Еще лет пять назад Василий с Нюрой принесли в избушку чёрно-белый телевизор, себе они купили цветной. Телевизор маячил, маячил, потом в нём перегорело что-то, унесли. Продали, говорят, на запчасти. Василий после не раз спрашивал:
– Может, купить тебе маленький телик с пенсии?
Устинья наотрез отказалась. И не стала объяснять сыну, что у неё есть кое-что получше телевизора. В тишине, когда не мешал никто, приближалось, оживало прошлое. Выпуклое, яркое, с голосами, запахами, ощущениями… Вереницей шли картины, порою одна и та же по многу раз.
То видела, как пашет на быках. Дождь моросит, от мосластых бычьих спин пар веет. Пахнет сырой шерстью, прелой соломой, свежей землей. Плечи гудят от напряжения, руки саднит, пот заливает глаза, ноги скользят, вязнут – кирзухи тяжеленные, облеплены грязью…
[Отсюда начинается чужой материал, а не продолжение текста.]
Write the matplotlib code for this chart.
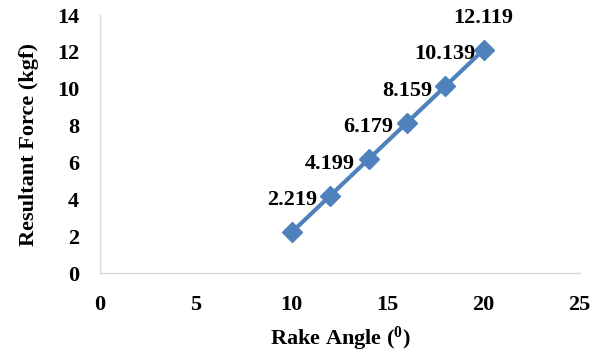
import matplotlib
matplotlib.use("Agg")
import matplotlib.pyplot as plt

rake_angle = [10, 12, 14, 16, 18, 20]
resultant_force = [2.219, 4.199, 6.179, 8.159, 10.139, 12.119]
x_ticks = [0, 5, 10, 15, 20, 25]
y_ticks = [0, 2, 4, 6, 8, 10, 12, 14]

plt.rcParams['font.family'] = ['Liberation Serif', 'DejaVu Serif']
plt.rcParams['font.weight'] = 'bold'
plt.rcParams['mathtext.fontset'] = 'custom'
plt.rcParams['mathtext.rm'] = 'Liberation Serif:bold'
plt.rcParams['mathtext.default'] = 'rm'

fig = plt.figure(figsize=(6.11, 3.58), dpi=100)
ax = fig.add_axes([0.1637, 0.2374, 0.785, 0.7206])

color = '#4F81BD'
ax.plot(rake_angle, resultant_force, color=color, lw=3.0, marker='D',
        markersize=10, markerfacecolor=color, markeredgecolor=color, zorder=3)

for x, y in zip(rake_angle, resultant_force):
    ax.annotate(f"{y:.3f}", (x, y), xytext=(0, 23), textcoords='offset points',
                ha='center', va='center', fontsize=16, fontweight='bold')

ax.set_xlim(0, 25)
ax.set_ylim(0, 14)
ax.set_xticks(x_ticks)
ax.set_yticks(y_ticks)
ax.tick_params(axis='both', length=0, labelsize=16)
ax.tick_params(axis='x', pad=16)
ax.tick_params(axis='y', pad=15)
for lab in ax.get_xticklabels() + ax.get_yticklabels():
    lab.set_fontweight('bold')

for s in ['top', 'right']:
    ax.spines[s].set_visible(False)
for s in ['left', 'bottom']:
    ax.spines[s].set_color('#D9D9D9')
    ax.spines[s].set_linewidth(1.0)

ax.set_xlabel('Rake Angle ($^{0}$)', fontsize=16, fontweight='bold', labelpad=7)
ax.set_ylabel('Resultant Force (kgf)', fontsize=16, fontweight='bold', labelpad=13)

fig.savefig('out.png', dpi=100)
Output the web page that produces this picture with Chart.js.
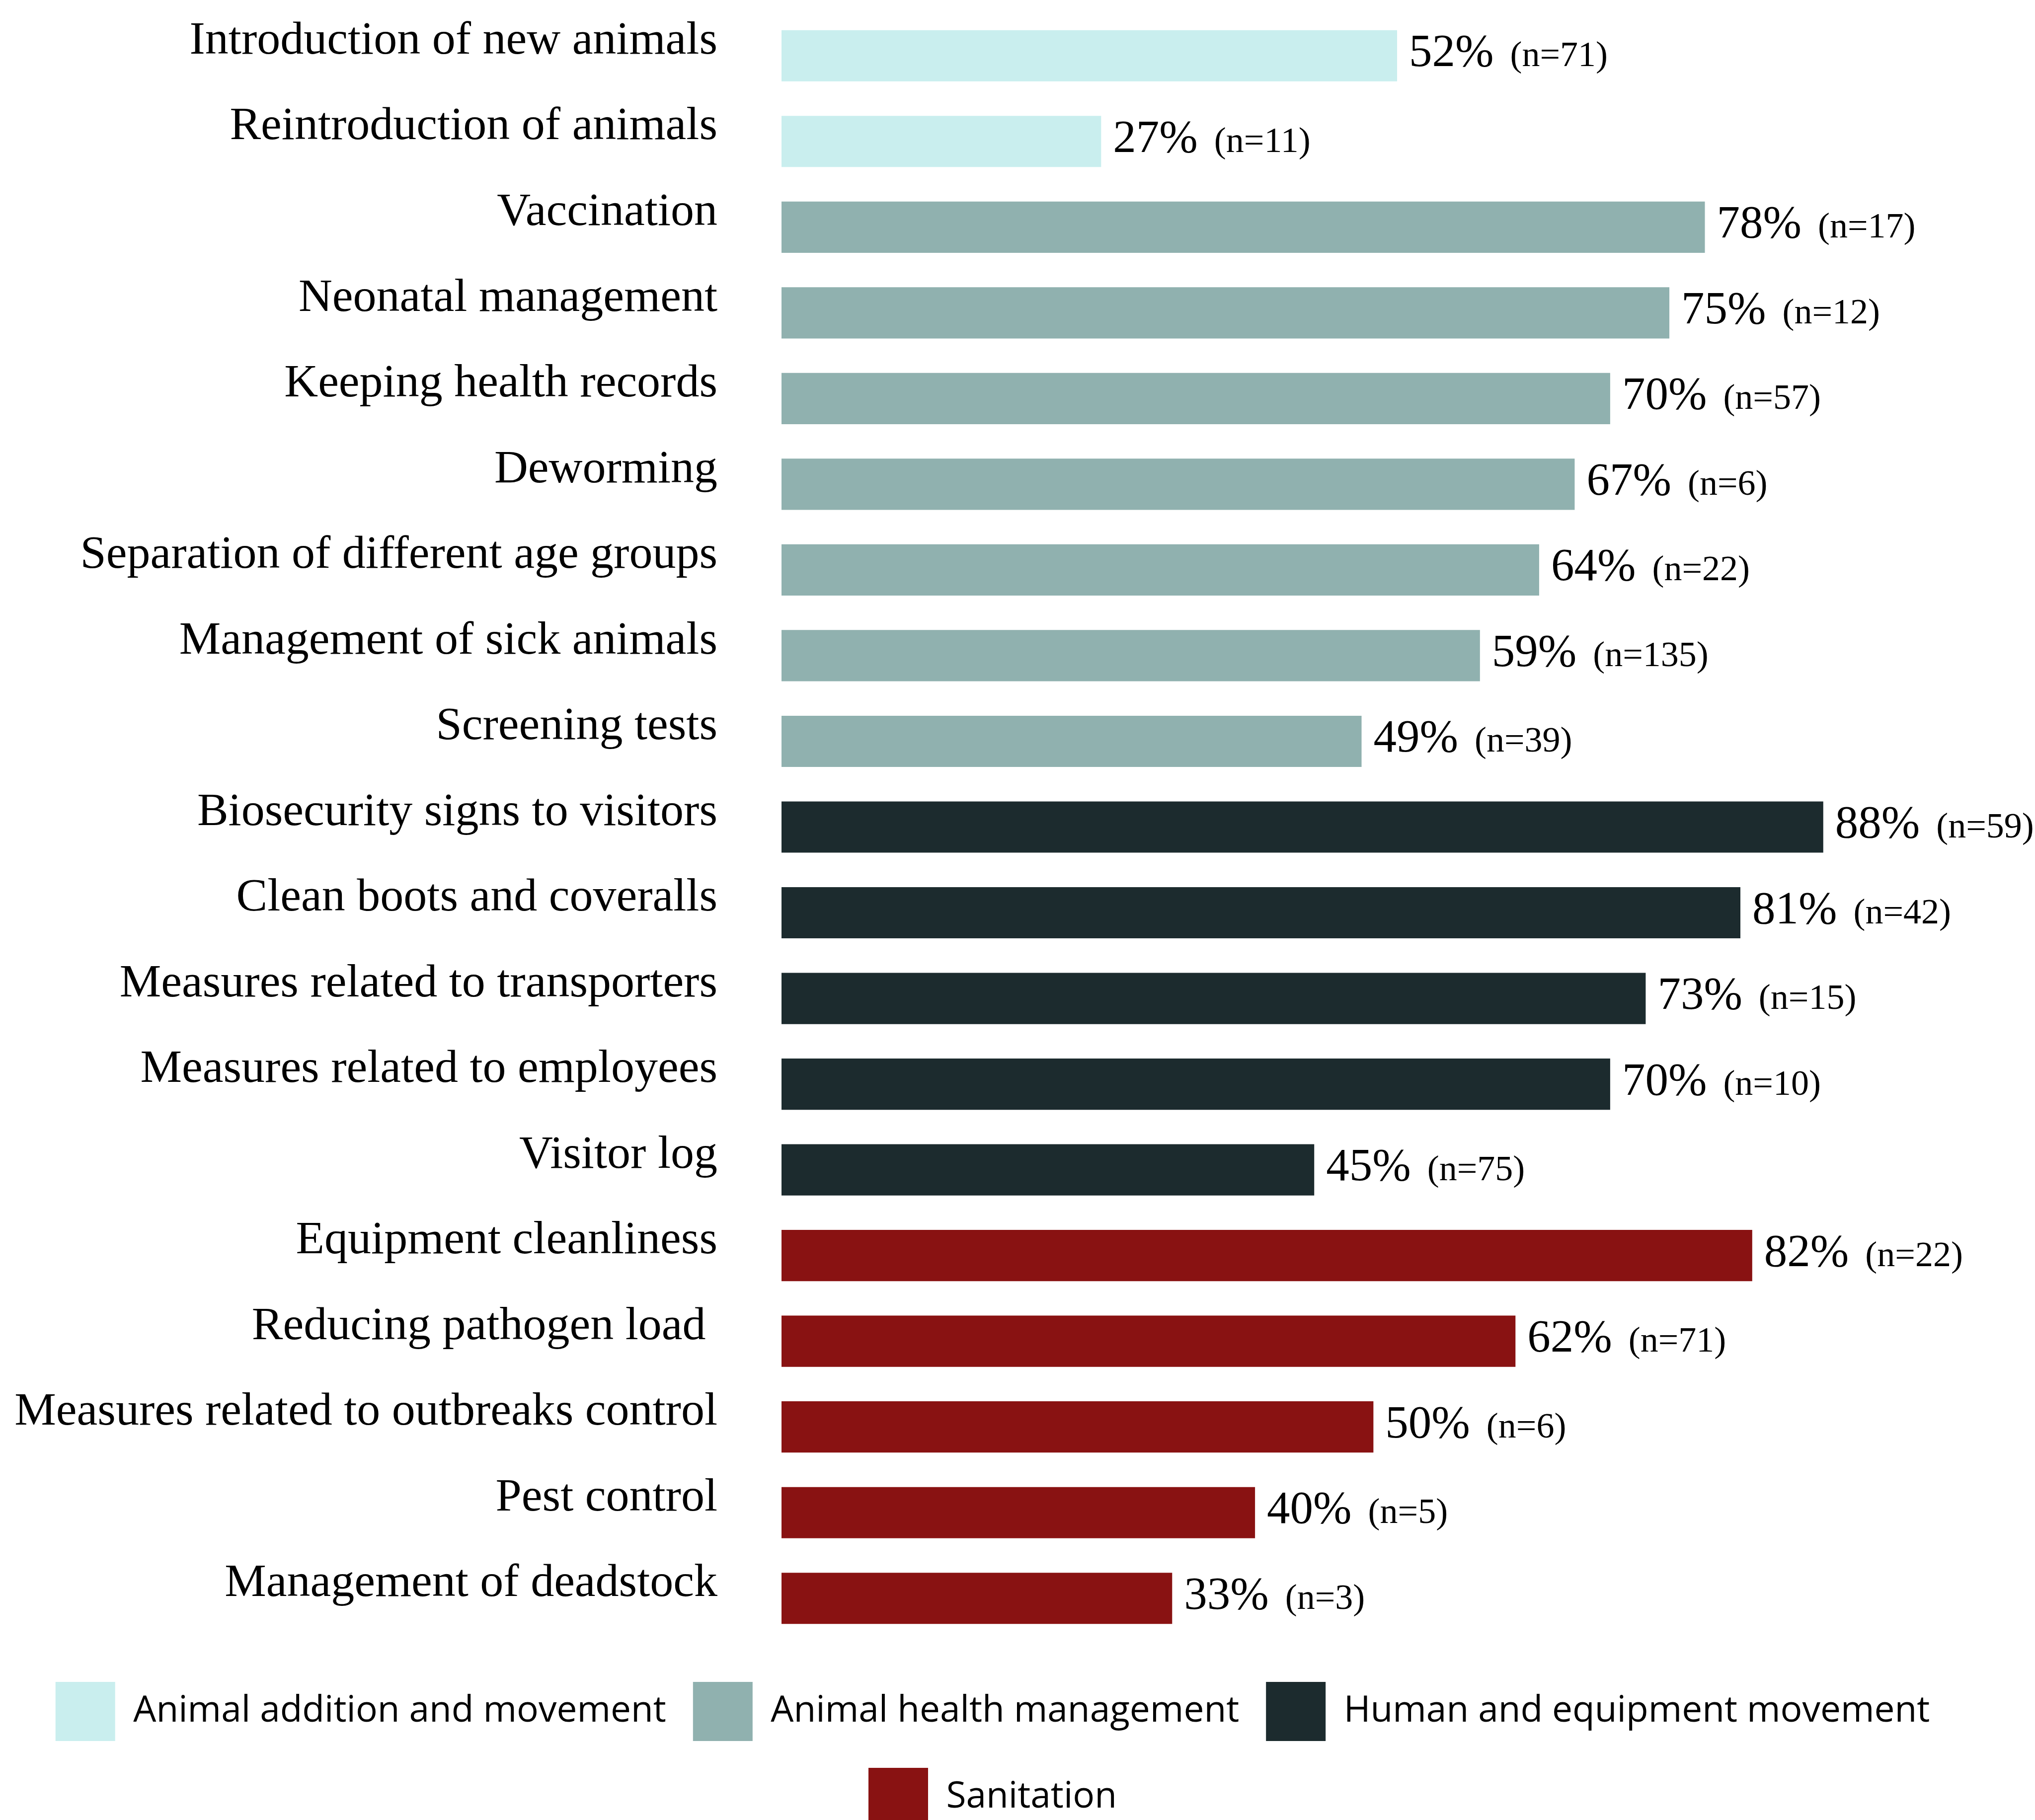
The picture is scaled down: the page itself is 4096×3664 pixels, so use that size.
<!DOCTYPE html>
<html>
<head>
<meta charset="utf-8">
<script src="https://cdn.jsdelivr.net/npm/chart.js@4/dist/chart.umd.min.js"></script>
<style>
  html, body { margin: 0; padding: 0; background: #fff; overflow: hidden; }
  #wrap { width: 4096px; height: 3688px; }
</style>
</head>
<body>
<div id="wrap"><canvas id="measuresChart" width="4096" height="3688"></canvas></div>
<script>
// biosecurity measures, share of farms (%) and number of answers
const measures = [
    "Introduction of new animals",
    "Reintroduction of animals",
    "Vaccination",
    "Neonatal management",
    "Keeping health records",
    "Deworming",
    "Separation of different age groups",
    "Management of sick animals",
    "Screening tests",
    "Biosecurity signs to visitors",
    "Clean boots and coveralls",
    "Measures related to transporters",
    "Measures related to employees",
    "Visitor log",
    "Equipment cleanliness",
    "Reducing pathogen load ",
    "Measures related to outbreaks control",
    "Pest control",
    "Management of deadstock"
];
const percents = [52, 27, 78, 75, 70, 67, 64, 59, 49, 88, 81, 73, 70, 45, 82, 62, 50, 40, 33];
const nAnswers = [71, 11, 17, 12, 57, 6, 22, 135, 39, 59, 42, 15, 10, 75, 22, 71, 6, 5, 3];
// which category each measure belongs to (index into groupNames)
const groupOf = [0, 0, 1, 1, 1, 1, 1, 1, 1, 2, 2, 2, 2, 2, 3, 3, 3, 3, 3];
const groupNames = [
    "Animal addition and movement",
    "Animal health management",
    "Human and equipment movement",
    "Sanitation"
];
const groupColors = ["#C9EEEE", "#90B1AF", "#1C2B2E", "#891212"];

const serif = "'Liberation Serif', 'Times New Roman', serif";

// one dataset per category, empty where the measure is from another group
const datasets = groupNames.map((name, g) => ({
    label: name,
    data: percents.map((v, i) => groupOf[i] === g ? v : null),
    backgroundColor: groupColors[g],
    borderWidth: 0,
    grouped: false,
    categoryPercentage: 1,
    barPercentage: 0.598
}));

// "52%  (n=71)" next to the end of every bar
const valueLabels = {
    id: "valueLabels",
    afterDatasetsDraw(chart) {
        const ctx = chart.ctx;
        ctx.save();
        ctx.fillStyle = "#000";
        ctx.textAlign = "left";
        ctx.textBaseline = "alphabetic";
        chart.data.datasets.forEach((ds, d) => {
            const meta = chart.getDatasetMeta(d);
            meta.data.forEach((bar, i) => {
                if (ds.data[i] == null) return;
                const x = bar.x + 24;
                const y = bar.y + 21;
                const pct = ds.data[i] + "%";
                ctx.font = "93px " + serif;
                ctx.fillText(pct, x, y);
                const w = ctx.measureText(pct).width;
                ctx.font = "72px " + serif;
                ctx.fillText("(n=" + nAnswers[i] + ")", x + w + 33, y);
            });
        });
        ctx.restore();
    }
};

const ctx = document.getElementById("measuresChart");

new Chart(ctx, {
    type: "bar",
    data: {
        labels: measures,
        datasets: datasets
    },
    options: {
        indexAxis: "y",
        responsive: false,
        animation: false,
        devicePixelRatio: 1,
        layout: {
            padding: { top: 26, right: 100, left: 0, bottom: 0 }
        },
        plugins: {
            legend: {
                position: "bottom",
                labels: {
                    boxWidth: 120,
                    boxHeight: 119,
                    padding: 54,
                    color: "#000",
                    font: { family: "'Open Sans', sans-serif", size: 73 }
                }
            },
            tooltip: { enabled: false }
        },
        scales: {
            x: {
                min: 0,
                max: 101.69,
                grid: { display: false },
                border: { display: false },
                ticks: { display: false },
                afterFit: (scale) => { scale.height = 28; }
            },
            y: {
                grid: { display: false, drawTicks: false },
                border: { display: false },
                ticks: {
                    autoSkip: false,
                    color: "#000",
                    padding: 129,
                    labelOffset: -29,
                    font: { family: serif, size: 94 }
                },
                afterFit: (scale) => {
                    scale.width = 1573;
                    // the label gap should not push the bars down
                    scale.paddingTop = 0;
                    scale.paddingBottom = 0;
                }
            }
        }
    },
    plugins: [valueLabels]
});
</script>
</body>
</html>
Или – покос! Устинья – гибкая, сильная, румяная, с пшеничной косой. Солнце! Каждая былинка светится. Дух медвяный, полынный.… И глаза Федины жаркие, руки его родные, ласковые, сильные… «Любый мой! Родненький».
А пели как! На работу шли – пели, с работы – пели! Никто не заставлял, душа пела! Сколько в ней жизни было! Всё было не в тягость: в колхозе работать до упаду, прибежать домой – помыть, постирать, детей обиходить, а еще прясть ночами. Федюшу любила! Не дала война налюбиться вволю. В одном из первых боев его убило… В двадцать девять надела Устя вдовий платок.
Как пошли воспоминания, так жизнь словно вывернулась наизнанку. Сухонькая, маленькая старушка сидела на кровати, застеленной тёмно-зелёным покрывалом, в чёрной избушке, и ничего не видела вокруг. Вздыхала, шептала что-то, улыбалась, слезу смахивала. Устинья сотни, тысячи раз переживала одно и то же воспоминание, а потом оно ложилось на дно памяти, а взамен всплывало новое.
Она думала иногда: зачем повторяется? Ладно бы хорошее, а то иной раз явится такое.… Вот, как сынишку трёхлетнего хоронила… Два отрывка кололи сердце. Когда маленький затих, перестал дышать, а надежда всё не умирала.… И когда свежеструганный гробик опускали в темноту ямы…
С каждым повторением картинка становилась всё более ненастоящей, и показалось однажды, что всё случилось не с ней, Устей, а с другой, молодой бабой. И не она стоит безжизненно у края сырой насыпи, а смотрит издали, из толпы.
Тогда и поняла Устинья, зачем накатывает одно и то же. Распутываются узелки, что беспокоили душу. Хорошие воспоминания сначала донимали тем, что никогда не повторятся, тяжёлые – чувством вины и горечи. А теперь всё понемногу её отпускало, ото всего она отвязывалась. Пласт за пластом проходила её душа и всё легче, невесомее становилась.
Тело вот, напротив, стало совсем неуклюжим. Весной поскользнулась Устинья на крылечке, закапанном сосульками, покрытом бугорками льда. Упала, сломала ногу и руку в двух местах.
…Врач спросил, сколько лет. Невестка ответила, что восемьдесят два года недавно исполнилось Устинье Прокопьевне.